Exercise brief: Bring together all lines of the material below that contain the string "this".

↓

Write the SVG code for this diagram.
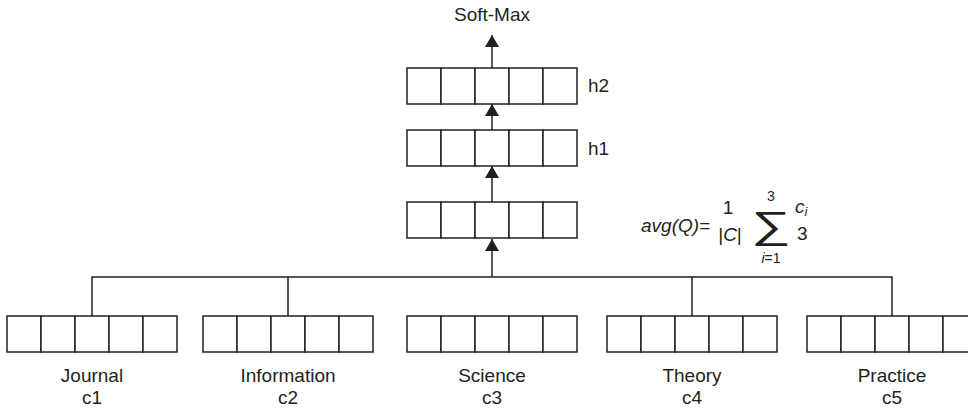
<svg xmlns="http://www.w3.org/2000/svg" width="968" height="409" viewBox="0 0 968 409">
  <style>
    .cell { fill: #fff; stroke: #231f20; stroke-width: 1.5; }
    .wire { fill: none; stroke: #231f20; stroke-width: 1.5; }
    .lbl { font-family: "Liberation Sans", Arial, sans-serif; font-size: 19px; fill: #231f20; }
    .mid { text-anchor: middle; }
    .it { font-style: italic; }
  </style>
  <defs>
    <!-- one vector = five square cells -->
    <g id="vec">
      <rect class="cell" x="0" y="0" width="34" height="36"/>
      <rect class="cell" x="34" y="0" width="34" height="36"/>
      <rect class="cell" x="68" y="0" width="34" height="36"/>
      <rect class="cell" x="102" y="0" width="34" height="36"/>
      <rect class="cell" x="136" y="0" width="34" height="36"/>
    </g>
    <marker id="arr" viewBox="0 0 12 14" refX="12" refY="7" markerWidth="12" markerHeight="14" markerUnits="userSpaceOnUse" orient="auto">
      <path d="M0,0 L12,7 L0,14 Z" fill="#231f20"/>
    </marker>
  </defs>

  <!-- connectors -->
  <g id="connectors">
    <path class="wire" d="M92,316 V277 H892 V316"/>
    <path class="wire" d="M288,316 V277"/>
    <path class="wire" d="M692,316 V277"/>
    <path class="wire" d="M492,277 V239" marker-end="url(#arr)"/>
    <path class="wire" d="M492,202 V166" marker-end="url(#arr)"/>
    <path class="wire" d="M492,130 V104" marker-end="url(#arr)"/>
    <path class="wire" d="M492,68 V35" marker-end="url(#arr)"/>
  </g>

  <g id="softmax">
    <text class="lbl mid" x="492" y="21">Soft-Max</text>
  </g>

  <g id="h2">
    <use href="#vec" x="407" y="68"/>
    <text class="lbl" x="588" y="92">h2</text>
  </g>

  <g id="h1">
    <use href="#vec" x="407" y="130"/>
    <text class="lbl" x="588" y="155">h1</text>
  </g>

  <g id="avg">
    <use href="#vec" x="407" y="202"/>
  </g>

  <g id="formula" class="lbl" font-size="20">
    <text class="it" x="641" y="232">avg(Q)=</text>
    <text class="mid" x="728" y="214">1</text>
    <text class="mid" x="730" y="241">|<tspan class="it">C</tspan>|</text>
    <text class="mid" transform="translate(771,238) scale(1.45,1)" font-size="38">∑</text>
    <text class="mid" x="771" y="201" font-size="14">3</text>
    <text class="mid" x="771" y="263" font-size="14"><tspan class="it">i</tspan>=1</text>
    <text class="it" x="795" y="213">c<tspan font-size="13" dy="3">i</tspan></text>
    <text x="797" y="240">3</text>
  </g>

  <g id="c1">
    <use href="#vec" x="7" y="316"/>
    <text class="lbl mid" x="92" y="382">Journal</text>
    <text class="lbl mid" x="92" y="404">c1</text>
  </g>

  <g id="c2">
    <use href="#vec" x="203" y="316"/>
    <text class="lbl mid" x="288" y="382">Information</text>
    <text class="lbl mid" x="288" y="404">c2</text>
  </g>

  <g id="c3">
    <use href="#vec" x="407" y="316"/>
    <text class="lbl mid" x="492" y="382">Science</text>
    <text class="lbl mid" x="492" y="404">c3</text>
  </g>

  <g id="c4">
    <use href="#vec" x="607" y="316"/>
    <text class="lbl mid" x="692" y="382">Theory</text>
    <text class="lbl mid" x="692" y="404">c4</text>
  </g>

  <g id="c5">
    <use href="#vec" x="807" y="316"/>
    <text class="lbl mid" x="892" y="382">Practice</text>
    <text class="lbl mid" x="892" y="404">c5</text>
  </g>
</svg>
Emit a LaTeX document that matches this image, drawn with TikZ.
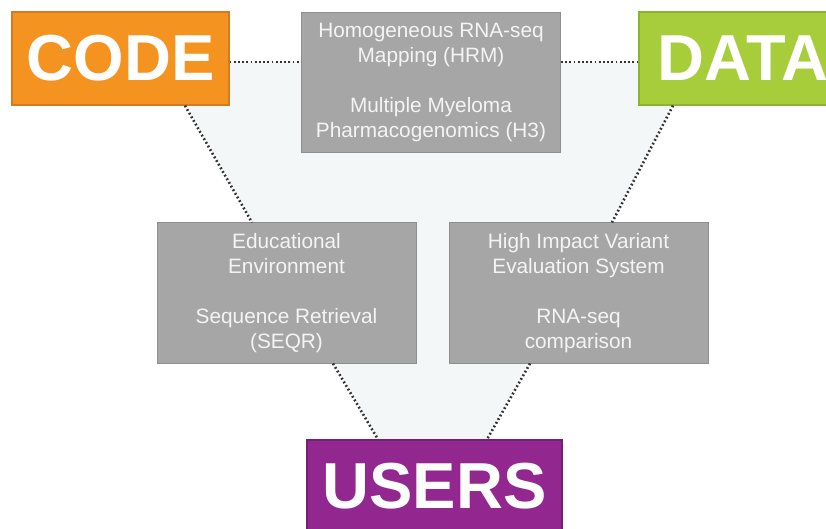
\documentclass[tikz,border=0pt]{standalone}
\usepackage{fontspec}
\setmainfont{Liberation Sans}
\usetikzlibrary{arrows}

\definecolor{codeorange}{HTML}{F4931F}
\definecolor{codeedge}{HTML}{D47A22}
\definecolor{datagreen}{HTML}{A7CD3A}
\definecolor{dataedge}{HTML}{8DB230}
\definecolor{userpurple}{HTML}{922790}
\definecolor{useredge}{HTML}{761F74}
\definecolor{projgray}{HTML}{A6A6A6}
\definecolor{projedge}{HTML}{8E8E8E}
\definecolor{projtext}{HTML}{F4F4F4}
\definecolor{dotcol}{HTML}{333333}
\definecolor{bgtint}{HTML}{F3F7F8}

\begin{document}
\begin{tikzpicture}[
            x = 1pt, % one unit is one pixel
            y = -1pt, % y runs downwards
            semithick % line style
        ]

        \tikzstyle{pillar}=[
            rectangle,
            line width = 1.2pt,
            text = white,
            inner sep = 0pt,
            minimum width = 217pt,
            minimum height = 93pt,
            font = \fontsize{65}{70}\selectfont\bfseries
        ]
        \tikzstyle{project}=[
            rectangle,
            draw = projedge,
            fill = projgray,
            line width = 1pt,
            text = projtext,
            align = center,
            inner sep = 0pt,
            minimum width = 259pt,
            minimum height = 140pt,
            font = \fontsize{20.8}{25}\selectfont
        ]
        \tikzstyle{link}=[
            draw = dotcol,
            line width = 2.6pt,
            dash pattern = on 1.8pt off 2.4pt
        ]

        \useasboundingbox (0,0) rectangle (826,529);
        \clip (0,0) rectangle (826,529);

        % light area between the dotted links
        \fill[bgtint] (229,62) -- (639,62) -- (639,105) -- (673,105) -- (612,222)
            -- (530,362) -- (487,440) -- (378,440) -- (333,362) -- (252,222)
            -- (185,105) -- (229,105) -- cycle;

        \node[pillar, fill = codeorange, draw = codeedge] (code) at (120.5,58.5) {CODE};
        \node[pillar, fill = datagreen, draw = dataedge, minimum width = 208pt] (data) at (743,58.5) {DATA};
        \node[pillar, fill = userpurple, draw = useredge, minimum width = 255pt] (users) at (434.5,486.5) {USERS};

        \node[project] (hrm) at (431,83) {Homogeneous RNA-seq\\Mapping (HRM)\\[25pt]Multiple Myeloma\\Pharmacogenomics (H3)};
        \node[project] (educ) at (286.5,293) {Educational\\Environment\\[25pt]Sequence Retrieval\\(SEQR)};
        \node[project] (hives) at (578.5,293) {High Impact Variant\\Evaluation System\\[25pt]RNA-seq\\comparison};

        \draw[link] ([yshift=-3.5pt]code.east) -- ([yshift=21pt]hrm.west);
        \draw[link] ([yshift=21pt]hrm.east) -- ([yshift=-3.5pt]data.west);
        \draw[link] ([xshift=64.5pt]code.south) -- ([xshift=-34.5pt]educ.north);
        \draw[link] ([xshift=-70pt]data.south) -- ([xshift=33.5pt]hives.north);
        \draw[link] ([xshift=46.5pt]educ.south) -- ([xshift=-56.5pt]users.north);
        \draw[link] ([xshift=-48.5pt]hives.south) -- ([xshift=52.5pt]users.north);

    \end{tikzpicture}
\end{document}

↑

Solution below:
Write the SVG code for this diagram.
Emit a LaTeX document that matches this image, drawn with TikZ.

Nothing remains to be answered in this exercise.